Port flap serious test for Bush
Both parties in Congress call for more oversight - and this time, the public seems to agree.
WASHINGTON — Cooler heads are beginning to prevail. A week that began with veto threats from President Bush and sharp language aimed right back from Republicans has turned to sober briefings and a consideration of the facts.
But as the flap unfolds over a deal to transfer management of six major US ports to a Middle Eastern company, Mr. Bush faces a serious test of his political skill after blundering in dealings with members of his own party, analysts say. The man who once campaigned as a uniter appears to have done just that - uniting both parties against him.
And once again, in the wake of the furor over warrantless wiretapping, the White House and Congress are at loggerheads over national security, specifically over how much the executive branch needs to consult with legislators and submit to oversight. The difference is that, this time, the American public has latched onto the issue, and opposes the president's position.
Speaking to reporters after a Cabinet meeting Thursday morning, Bush offered reassurances that the ports-management deal involving a company based in the United Arab Emirates (UAE), Dubai Ports World, would not jeopardize American security. He also echoed Wednesday's comment from his press secretary that the White House "probably should have briefed Congress about [the deal] sooner."
"We'll continue to talk to people in Congress and explain clearly why the decision was made," Bush said Thursday, referring to a "sense of calm" that cabinet members are bringing to the issue.
Soon after, the Senate Armed Services Committee received an open briefing by several federal departments and agencies involved in the ports deal.
Bush is juggling many interests as he seeks to tamp down the controversy. On the world stage, he is keen on promoting American interests in the globalized economy. In the war on terror, he needs friends around the world, calling the UAE a "valuable ally." Domestically, with his political capital low, he needs to maintain a good working relationship with Congress in order to further his agenda. And with the American people, he cannot afford to sink any lower in job approval, lest he turn himself into a liability in the Republican battle to maintain control of Congress.
Homeland security is Bush's strongest issue in the polls, and at the beginning of the week, he had appeared to jeopardize that strength by taking the unpopular position on the ports deal.
"There's an inherent American fear that their ports are vulnerable and they are made even more so by this deal," says Marshall Wittmann, a senior fellow at the Democratic Leadership Council. "Whether it's based on facts or fears is another matter, but it's real and it's bipartisan and it's visceral.... This is one of those rare moments where the Democrats are handed a wedge issue against Republicans on national security.

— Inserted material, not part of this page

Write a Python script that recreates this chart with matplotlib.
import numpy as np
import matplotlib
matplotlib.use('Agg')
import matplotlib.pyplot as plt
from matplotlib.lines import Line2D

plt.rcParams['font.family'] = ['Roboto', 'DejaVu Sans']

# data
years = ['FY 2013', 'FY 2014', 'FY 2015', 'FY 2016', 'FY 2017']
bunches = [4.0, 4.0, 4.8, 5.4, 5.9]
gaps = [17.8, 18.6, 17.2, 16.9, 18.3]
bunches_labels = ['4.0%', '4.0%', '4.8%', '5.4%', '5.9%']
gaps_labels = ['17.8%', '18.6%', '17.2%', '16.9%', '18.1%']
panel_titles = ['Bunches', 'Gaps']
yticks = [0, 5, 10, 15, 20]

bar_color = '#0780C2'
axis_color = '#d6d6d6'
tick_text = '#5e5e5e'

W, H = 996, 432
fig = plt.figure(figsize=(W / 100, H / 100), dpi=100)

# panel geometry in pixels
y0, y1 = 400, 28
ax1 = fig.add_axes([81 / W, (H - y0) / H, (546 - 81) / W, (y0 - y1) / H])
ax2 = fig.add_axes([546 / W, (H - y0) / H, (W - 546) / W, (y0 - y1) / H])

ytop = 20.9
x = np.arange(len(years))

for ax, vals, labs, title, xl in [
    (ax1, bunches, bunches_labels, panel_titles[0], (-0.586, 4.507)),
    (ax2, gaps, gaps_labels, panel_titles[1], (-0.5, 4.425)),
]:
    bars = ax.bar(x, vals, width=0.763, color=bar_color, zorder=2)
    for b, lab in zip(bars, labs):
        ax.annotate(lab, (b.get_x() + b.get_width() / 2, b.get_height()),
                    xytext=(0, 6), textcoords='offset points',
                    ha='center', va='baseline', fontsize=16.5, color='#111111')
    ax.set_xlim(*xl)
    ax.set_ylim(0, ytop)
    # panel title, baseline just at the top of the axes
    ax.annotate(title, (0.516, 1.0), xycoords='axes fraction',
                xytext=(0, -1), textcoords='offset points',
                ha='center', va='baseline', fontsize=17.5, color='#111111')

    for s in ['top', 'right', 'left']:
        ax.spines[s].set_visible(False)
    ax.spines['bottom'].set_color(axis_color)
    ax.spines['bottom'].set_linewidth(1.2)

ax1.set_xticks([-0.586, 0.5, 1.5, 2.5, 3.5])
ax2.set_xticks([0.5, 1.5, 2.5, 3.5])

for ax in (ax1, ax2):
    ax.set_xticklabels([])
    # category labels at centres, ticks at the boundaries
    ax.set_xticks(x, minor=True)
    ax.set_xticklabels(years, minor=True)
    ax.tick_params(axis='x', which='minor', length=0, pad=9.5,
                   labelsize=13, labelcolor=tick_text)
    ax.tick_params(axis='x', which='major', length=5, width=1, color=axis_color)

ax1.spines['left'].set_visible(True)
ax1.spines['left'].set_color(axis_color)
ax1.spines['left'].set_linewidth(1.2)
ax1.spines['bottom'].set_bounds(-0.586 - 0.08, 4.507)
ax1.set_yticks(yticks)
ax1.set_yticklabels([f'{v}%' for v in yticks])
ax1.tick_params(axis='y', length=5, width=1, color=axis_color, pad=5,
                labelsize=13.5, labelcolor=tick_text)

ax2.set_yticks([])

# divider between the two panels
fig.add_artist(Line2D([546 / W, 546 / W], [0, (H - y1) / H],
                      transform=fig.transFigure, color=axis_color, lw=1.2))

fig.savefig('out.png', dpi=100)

They're not going to give the administration any leeway."
The unfortunate fact for Bush is that, while he counts the UAE as a loyal friend in the war on terror, two of the 9/11 hijackers came from there. The 9/11 Commission report states that "the vast majority of the money funding the Sept. 11 attacks flowed through the UAE."
The US federal agencies in the Committee on Foreign Investment in the US, which vetted the sale of the management of six US ports - in New York, Newark, Philadelphia, New Orleans, Baltimore, and Miami - had concluded that Dubai Ports World (which is owned by the government of Dubai, one of the UAE emirates) would have no bearing on security at the ports. Security is handled by the US Coast Guard and Customs Service. It has been revealed that the Dubai company agreed to special provisions aimed at ensuring US security.
Analysts doubt the conflict between Bush and Congress will reach the point of a presidential veto of a bill to overturn or inject more oversight into the UAE deal. After more than five years in office, Bush has yet to veto a single bill, and it hardly makes sense politically for the first veto to come on a piece of national security legislation supported by most of the Republican Party, Mr. Wittmann says.
The sense that a veto will be averted was reflected in a comment Wednesday by Sen. John Warner (R) of Virginia, chairman of the Armed Services Committee, on Fox News: "I anticipate that the views of the commander in chief will eventually prevail, and that the country will settle back and suddenly realize - maybe not suddenly, but gradually realize - that the administration did the right thing."
What continues to strike political analysts is how Bush handled the controversy when it first burst forth. The White House has acknowledged that Bush was not in on the decision, but under the approval process laid out in the 1975 law that established the Committee on Foreign Investment in the United States, the president's direct involvement was not required.
Still, having found out that the port-management sale by a British firm to Dubai World Ports could bring negative political fallout, Bush jumped in with a threat to veto any legislation killing or delaying the deal.
"He nailed his colors to the mast in a way that was striking," says James Pfiffner, a professor of public policy at George Mason University. "Politically, it might have been wise, once Bush found out, to touch base [with Congress] instead of jumping out in front of it."